* [Aim of the task]: Starting with the first line of the data below, copy each line up to and including the one containing "(david_text) at (850,391)". Pictures stay out.

==== Collected material

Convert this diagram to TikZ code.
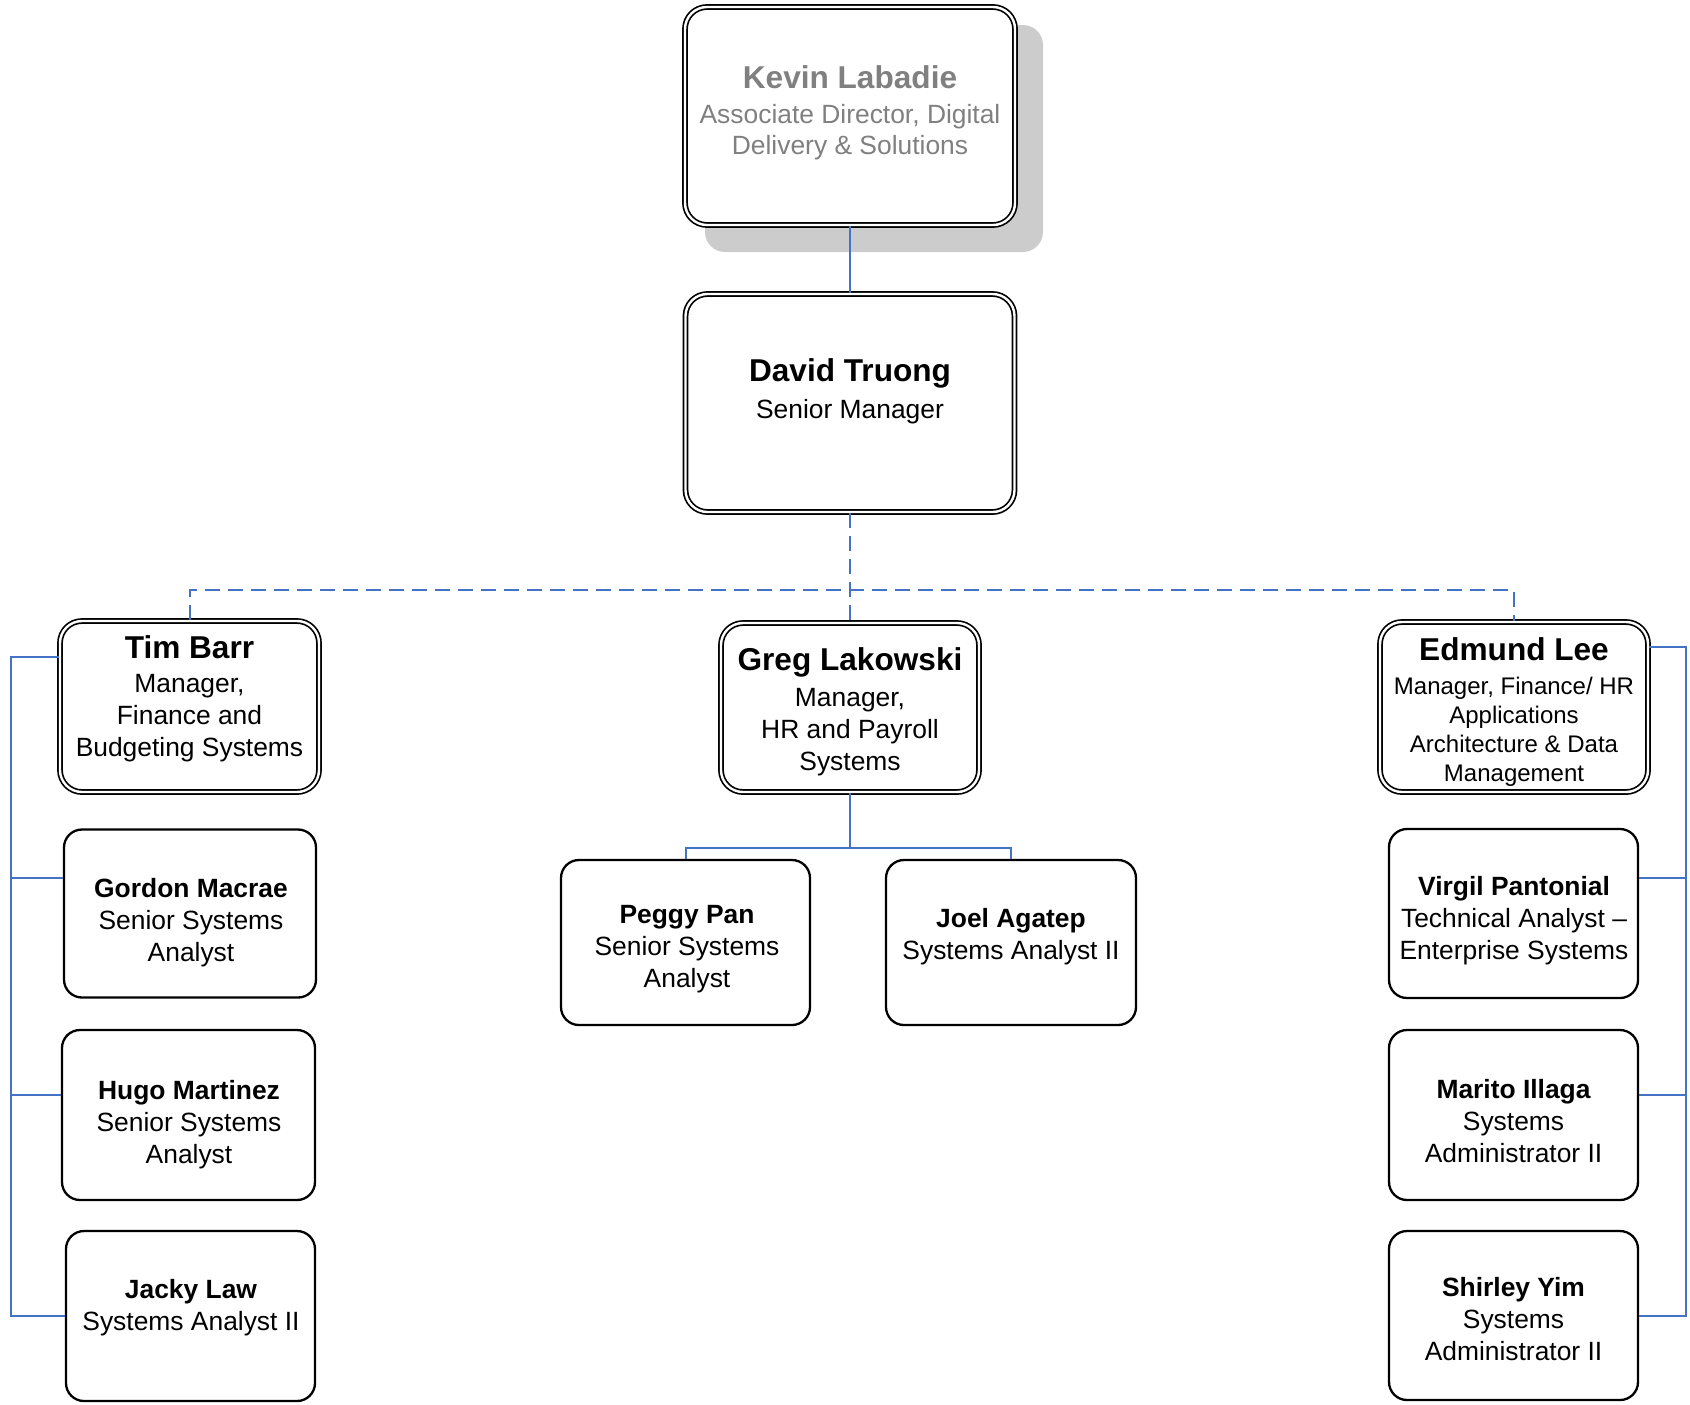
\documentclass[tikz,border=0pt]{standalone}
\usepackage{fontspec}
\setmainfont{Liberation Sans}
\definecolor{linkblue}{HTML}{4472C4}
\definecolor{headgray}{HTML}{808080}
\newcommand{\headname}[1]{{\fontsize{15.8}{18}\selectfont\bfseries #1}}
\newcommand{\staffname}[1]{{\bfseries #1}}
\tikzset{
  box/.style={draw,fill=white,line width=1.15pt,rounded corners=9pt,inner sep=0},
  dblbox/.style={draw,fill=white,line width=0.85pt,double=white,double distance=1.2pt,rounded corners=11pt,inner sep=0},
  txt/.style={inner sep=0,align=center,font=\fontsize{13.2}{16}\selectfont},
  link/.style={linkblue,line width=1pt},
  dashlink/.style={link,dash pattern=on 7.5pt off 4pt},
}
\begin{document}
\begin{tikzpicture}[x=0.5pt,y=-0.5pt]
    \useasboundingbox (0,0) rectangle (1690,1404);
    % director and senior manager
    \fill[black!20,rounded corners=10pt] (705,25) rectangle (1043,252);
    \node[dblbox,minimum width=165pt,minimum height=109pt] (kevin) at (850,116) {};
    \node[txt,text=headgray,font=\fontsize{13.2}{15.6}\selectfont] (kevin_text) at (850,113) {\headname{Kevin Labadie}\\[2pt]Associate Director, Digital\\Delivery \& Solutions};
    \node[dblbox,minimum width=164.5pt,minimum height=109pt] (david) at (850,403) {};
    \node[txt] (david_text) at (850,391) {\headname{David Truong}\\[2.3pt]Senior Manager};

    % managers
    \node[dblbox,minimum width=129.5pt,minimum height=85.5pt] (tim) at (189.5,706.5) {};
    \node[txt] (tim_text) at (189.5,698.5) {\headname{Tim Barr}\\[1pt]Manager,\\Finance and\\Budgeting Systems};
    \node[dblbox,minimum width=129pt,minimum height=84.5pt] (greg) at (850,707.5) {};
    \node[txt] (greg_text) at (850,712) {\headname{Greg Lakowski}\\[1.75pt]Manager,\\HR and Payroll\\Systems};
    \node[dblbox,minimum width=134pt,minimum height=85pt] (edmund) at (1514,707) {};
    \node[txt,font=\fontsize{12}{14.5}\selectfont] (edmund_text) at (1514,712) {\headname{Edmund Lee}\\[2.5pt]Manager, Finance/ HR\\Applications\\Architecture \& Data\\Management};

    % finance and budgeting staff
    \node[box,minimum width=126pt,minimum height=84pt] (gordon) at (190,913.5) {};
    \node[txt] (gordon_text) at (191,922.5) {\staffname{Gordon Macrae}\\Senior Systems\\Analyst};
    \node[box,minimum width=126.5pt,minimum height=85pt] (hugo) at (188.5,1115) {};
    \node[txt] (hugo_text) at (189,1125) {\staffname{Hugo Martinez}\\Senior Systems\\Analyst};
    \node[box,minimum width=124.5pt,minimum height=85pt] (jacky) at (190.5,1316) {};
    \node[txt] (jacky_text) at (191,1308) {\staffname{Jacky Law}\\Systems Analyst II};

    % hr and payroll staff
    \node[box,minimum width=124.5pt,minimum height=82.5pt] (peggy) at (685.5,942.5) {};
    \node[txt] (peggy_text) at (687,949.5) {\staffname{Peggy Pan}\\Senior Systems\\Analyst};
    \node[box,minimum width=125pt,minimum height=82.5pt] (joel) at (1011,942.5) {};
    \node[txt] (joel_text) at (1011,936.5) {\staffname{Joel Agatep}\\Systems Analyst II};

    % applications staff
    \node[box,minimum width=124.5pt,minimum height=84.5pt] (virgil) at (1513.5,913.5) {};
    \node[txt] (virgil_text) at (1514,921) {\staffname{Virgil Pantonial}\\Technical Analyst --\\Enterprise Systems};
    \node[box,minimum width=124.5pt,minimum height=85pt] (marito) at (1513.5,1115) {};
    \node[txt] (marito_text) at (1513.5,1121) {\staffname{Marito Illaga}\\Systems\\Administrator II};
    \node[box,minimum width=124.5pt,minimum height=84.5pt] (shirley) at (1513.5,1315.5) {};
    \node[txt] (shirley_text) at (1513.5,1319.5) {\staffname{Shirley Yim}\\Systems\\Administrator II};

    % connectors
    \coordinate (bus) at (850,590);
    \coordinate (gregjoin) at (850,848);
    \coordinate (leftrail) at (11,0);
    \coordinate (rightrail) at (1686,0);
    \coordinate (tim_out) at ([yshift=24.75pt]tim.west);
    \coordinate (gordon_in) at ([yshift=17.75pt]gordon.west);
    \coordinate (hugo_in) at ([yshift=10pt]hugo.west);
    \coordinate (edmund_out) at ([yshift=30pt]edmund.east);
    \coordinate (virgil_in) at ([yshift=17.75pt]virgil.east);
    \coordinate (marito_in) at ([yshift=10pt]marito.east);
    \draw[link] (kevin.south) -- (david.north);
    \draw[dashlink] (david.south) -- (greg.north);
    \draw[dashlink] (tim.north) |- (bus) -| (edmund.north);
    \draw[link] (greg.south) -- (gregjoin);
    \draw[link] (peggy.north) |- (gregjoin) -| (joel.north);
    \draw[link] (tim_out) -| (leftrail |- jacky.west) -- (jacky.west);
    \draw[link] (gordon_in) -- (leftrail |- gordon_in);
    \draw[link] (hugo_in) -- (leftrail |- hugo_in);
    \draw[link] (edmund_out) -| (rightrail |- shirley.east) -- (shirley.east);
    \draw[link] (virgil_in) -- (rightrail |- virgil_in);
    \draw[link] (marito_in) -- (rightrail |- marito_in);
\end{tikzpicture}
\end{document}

========

* [The output]:
Convert this diagram to TikZ code.
\documentclass[tikz,border=0pt]{standalone}
\usepackage{fontspec}
\setmainfont{Liberation Sans}
\definecolor{linkblue}{HTML}{4472C4}
\definecolor{headgray}{HTML}{808080}
\newcommand{\headname}[1]{{\fontsize{15.8}{18}\selectfont\bfseries #1}}
\newcommand{\staffname}[1]{{\bfseries #1}}
\tikzset{
  box/.style={draw,fill=white,line width=1.15pt,rounded corners=9pt,inner sep=0},
  dblbox/.style={draw,fill=white,line width=0.85pt,double=white,double distance=1.2pt,rounded corners=11pt,inner sep=0},
  txt/.style={inner sep=0,align=center,font=\fontsize{13.2}{16}\selectfont},
  link/.style={linkblue,line width=1pt},
  dashlink/.style={link,dash pattern=on 7.5pt off 4pt},
}
\begin{document}
\begin{tikzpicture}[x=0.5pt,y=-0.5pt]
    \useasboundingbox (0,0) rectangle (1690,1404);
    % director and senior manager
    \fill[black!20,rounded corners=10pt] (705,25) rectangle (1043,252);
    \node[dblbox,minimum width=165pt,minimum height=109pt] (kevin) at (850,116) {};
    \node[txt,text=headgray,font=\fontsize{13.2}{15.6}\selectfont] (kevin_text) at (850,113) {\headname{Kevin Labadie}\\[2pt]Associate Director, Digital\\Delivery \& Solutions};
    \node[dblbox,minimum width=164.5pt,minimum height=109pt] (david) at (850,403) {};
    \node[txt] (david_text) at (850,391) {\headname{David Truong}\\[2.3pt]Senior Manager};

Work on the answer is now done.